# START OF Data segment

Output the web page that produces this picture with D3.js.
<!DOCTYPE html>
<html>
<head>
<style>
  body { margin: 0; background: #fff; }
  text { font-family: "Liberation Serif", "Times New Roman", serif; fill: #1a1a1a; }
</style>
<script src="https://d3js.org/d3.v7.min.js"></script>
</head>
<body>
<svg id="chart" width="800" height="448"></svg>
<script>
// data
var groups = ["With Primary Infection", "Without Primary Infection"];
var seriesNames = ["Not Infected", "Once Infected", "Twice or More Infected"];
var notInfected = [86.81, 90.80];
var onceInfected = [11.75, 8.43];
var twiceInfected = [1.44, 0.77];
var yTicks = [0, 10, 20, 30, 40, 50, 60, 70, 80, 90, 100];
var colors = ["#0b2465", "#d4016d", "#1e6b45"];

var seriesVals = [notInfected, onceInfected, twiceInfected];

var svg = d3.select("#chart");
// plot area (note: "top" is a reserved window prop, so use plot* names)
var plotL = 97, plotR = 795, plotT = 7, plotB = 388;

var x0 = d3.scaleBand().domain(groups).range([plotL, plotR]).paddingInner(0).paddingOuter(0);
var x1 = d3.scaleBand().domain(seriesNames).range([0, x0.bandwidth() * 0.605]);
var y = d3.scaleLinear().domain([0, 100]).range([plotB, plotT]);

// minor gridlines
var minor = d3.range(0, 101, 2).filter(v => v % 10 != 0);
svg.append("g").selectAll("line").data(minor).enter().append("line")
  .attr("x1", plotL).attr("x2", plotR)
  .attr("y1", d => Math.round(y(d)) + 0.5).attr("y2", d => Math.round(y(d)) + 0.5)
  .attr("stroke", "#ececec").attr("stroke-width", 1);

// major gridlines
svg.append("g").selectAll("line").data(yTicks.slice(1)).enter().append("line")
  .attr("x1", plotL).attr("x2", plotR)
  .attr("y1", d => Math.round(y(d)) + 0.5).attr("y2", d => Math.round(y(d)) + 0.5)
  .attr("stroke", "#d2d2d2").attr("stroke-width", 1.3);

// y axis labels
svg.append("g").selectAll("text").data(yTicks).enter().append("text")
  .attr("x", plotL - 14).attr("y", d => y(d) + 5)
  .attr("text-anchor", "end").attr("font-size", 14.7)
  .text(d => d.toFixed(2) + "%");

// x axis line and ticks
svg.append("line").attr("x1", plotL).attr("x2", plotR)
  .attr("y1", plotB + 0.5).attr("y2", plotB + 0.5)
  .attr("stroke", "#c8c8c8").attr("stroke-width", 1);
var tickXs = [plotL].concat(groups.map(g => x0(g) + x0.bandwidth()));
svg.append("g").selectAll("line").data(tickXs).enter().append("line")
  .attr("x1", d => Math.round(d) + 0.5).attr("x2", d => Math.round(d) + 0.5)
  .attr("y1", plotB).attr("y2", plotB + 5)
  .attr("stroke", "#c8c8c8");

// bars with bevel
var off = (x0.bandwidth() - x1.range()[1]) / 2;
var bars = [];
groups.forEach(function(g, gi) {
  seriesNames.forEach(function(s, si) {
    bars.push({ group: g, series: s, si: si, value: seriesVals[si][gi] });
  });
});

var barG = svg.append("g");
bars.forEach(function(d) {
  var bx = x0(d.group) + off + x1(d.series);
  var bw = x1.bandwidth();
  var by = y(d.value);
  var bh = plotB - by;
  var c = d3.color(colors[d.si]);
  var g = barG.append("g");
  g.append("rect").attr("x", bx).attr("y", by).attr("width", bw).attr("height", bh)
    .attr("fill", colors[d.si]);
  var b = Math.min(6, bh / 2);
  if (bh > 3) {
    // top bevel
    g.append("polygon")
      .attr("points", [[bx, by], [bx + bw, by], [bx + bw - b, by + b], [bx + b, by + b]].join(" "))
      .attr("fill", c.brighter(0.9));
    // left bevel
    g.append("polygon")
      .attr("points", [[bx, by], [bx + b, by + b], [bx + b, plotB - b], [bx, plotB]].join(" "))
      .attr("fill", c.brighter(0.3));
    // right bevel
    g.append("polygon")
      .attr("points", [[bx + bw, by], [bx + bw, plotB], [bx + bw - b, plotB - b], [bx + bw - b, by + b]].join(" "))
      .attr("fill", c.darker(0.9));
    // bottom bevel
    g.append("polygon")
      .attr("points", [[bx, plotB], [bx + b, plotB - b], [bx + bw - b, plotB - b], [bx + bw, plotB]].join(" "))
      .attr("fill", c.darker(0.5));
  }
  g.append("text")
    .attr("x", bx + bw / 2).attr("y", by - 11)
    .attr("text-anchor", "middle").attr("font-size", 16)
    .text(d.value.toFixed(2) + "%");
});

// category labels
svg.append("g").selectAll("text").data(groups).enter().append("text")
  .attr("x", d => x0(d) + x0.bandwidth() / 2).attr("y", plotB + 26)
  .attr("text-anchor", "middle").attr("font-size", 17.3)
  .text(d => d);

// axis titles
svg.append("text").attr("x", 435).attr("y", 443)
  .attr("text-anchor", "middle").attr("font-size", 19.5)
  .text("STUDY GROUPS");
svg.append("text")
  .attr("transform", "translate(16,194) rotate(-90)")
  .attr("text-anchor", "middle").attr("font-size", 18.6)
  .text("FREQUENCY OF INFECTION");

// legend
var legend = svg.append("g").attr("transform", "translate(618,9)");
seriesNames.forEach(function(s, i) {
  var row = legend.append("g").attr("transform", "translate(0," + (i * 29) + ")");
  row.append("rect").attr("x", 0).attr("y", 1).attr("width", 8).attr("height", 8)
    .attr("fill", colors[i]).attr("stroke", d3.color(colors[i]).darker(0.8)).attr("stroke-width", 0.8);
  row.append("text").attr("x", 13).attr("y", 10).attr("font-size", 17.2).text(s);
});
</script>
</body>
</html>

# END OF Data segment

[Written request] Output the complete data exactly as written.

[Correct result]
Output the web page that produces this picture with D3.js.
<!DOCTYPE html>
<html>
<head>
<style>
  body { margin: 0; background: #fff; }
  text { font-family: "Liberation Serif", "Times New Roman", serif; fill: #1a1a1a; }
</style>
<script src="https://d3js.org/d3.v7.min.js"></script>
</head>
<body>
<svg id="chart" width="800" height="448"></svg>
<script>
// data
var groups = ["With Primary Infection", "Without Primary Infection"];
var seriesNames = ["Not Infected", "Once Infected", "Twice or More Infected"];
var notInfected = [86.81, 90.80];
var onceInfected = [11.75, 8.43];
var twiceInfected = [1.44, 0.77];
var yTicks = [0, 10, 20, 30, 40, 50, 60, 70, 80, 90, 100];
var colors = ["#0b2465", "#d4016d", "#1e6b45"];

var seriesVals = [notInfected, onceInfected, twiceInfected];

var svg = d3.select("#chart");
// plot area (note: "top" is a reserved window prop, so use plot* names)
var plotL = 97, plotR = 795, plotT = 7, plotB = 388;

var x0 = d3.scaleBand().domain(groups).range([plotL, plotR]).paddingInner(0).paddingOuter(0);
var x1 = d3.scaleBand().domain(seriesNames).range([0, x0.bandwidth() * 0.605]);
var y = d3.scaleLinear().domain([0, 100]).range([plotB, plotT]);

// minor gridlines
var minor = d3.range(0, 101, 2).filter(v => v % 10 != 0);
svg.append("g").selectAll("line").data(minor).enter().append("line")
  .attr("x1", plotL).attr("x2", plotR)
  .attr("y1", d => Math.round(y(d)) + 0.5).attr("y2", d => Math.round(y(d)) + 0.5)
  .attr("stroke", "#ececec").attr("stroke-width", 1);

// major gridlines
svg.append("g").selectAll("line").data(yTicks.slice(1)).enter().append("line")
  .attr("x1", plotL).attr("x2", plotR)
  .attr("y1", d => Math.round(y(d)) + 0.5).attr("y2", d => Math.round(y(d)) + 0.5)
  .attr("stroke", "#d2d2d2").attr("stroke-width", 1.3);

// y axis labels
svg.append("g").selectAll("text").data(yTicks).enter().append("text")
  .attr("x", plotL - 14).attr("y", d => y(d) + 5)
  .attr("text-anchor", "end").attr("font-size", 14.7)
  .text(d => d.toFixed(2) + "%");

// x axis line and ticks
svg.append("line").attr("x1", plotL).attr("x2", plotR)
  .attr("y1", plotB + 0.5).attr("y2", plotB + 0.5)
  .attr("stroke", "#c8c8c8").attr("stroke-width", 1);
var tickXs = [plotL].concat(groups.map(g => x0(g) + x0.bandwidth()));
svg.append("g").selectAll("line").data(tickXs).enter().append("line")
  .attr("x1", d => Math.round(d) + 0.5).attr("x2", d => Math.round(d) + 0.5)
  .attr("y1", plotB).attr("y2", plotB + 5)
  .attr("stroke", "#c8c8c8");

// bars with bevel
var off = (x0.bandwidth() - x1.range()[1]) / 2;
var bars = [];
groups.forEach(function(g, gi) {
  seriesNames.forEach(function(s, si) {
    bars.push({ group: g, series: s, si: si, value: seriesVals[si][gi] });
  });
});

var barG = svg.append("g");
bars.forEach(function(d) {
  var bx = x0(d.group) + off + x1(d.series);
  var bw = x1.bandwidth();
  var by = y(d.value);
  var bh = plotB - by;
  var c = d3.color(colors[d.si]);
  var g = barG.append("g");
  g.append("rect").attr("x", bx).attr("y", by).attr("width", bw).attr("height", bh)
    .attr("fill", colors[d.si]);
  var b = Math.min(6, bh / 2);
  if (bh > 3) {
    // top bevel
    g.append("polygon")
      .attr("points", [[bx, by], [bx + bw, by], [bx + bw - b, by + b], [bx + b, by + b]].join(" "))
      .attr("fill", c.brighter(0.9));
    // left bevel
    g.append("polygon")
      .attr("points", [[bx, by], [bx + b, by + b], [bx + b, plotB - b], [bx, plotB]].join(" "))
      .attr("fill", c.brighter(0.3));
    // right bevel
    g.append("polygon")
      .attr("points", [[bx + bw, by], [bx + bw, plotB], [bx + bw - b, plotB - b], [bx + bw - b, by + b]].join(" "))
      .attr("fill", c.darker(0.9));
    // bottom bevel
    g.append("polygon")
      .attr("points", [[bx, plotB], [bx + b, plotB - b], [bx + bw - b, plotB - b], [bx + bw, plotB]].join(" "))
      .attr("fill", c.darker(0.5));
  }
  g.append("text")
    .attr("x", bx + bw / 2).attr("y", by - 11)
    .attr("text-anchor", "middle").attr("font-size", 16)
    .text(d.value.toFixed(2) + "%");
});

// category labels
svg.append("g").selectAll("text").data(groups).enter().append("text")
  .attr("x", d => x0(d) + x0.bandwidth() / 2).attr("y", plotB + 26)
  .attr("text-anchor", "middle").attr("font-size", 17.3)
  .text(d => d);

// axis titles
svg.append("text").attr("x", 435).attr("y", 443)
  .attr("text-anchor", "middle").attr("font-size", 19.5)
  .text("STUDY GROUPS");
svg.append("text")
  .attr("transform", "translate(16,194) rotate(-90)")
  .attr("text-anchor", "middle").attr("font-size", 18.6)
  .text("FREQUENCY OF INFECTION");

// legend
var legend = svg.append("g").attr("transform", "translate(618,9)");
seriesNames.forEach(function(s, i) {
  var row = legend.append("g").attr("transform", "translate(0," + (i * 29) + ")");
  row.append("rect").attr("x", 0).attr("y", 1).attr("width", 8).attr("height", 8)
    .attr("fill", colors[i]).attr("stroke", d3.color(colors[i]).darker(0.8)).attr("stroke-width", 0.8);
  row.append("text").attr("x", 13).attr("y", 10).attr("font-size", 17.2).text(s);
});
</script>
</body>
</html>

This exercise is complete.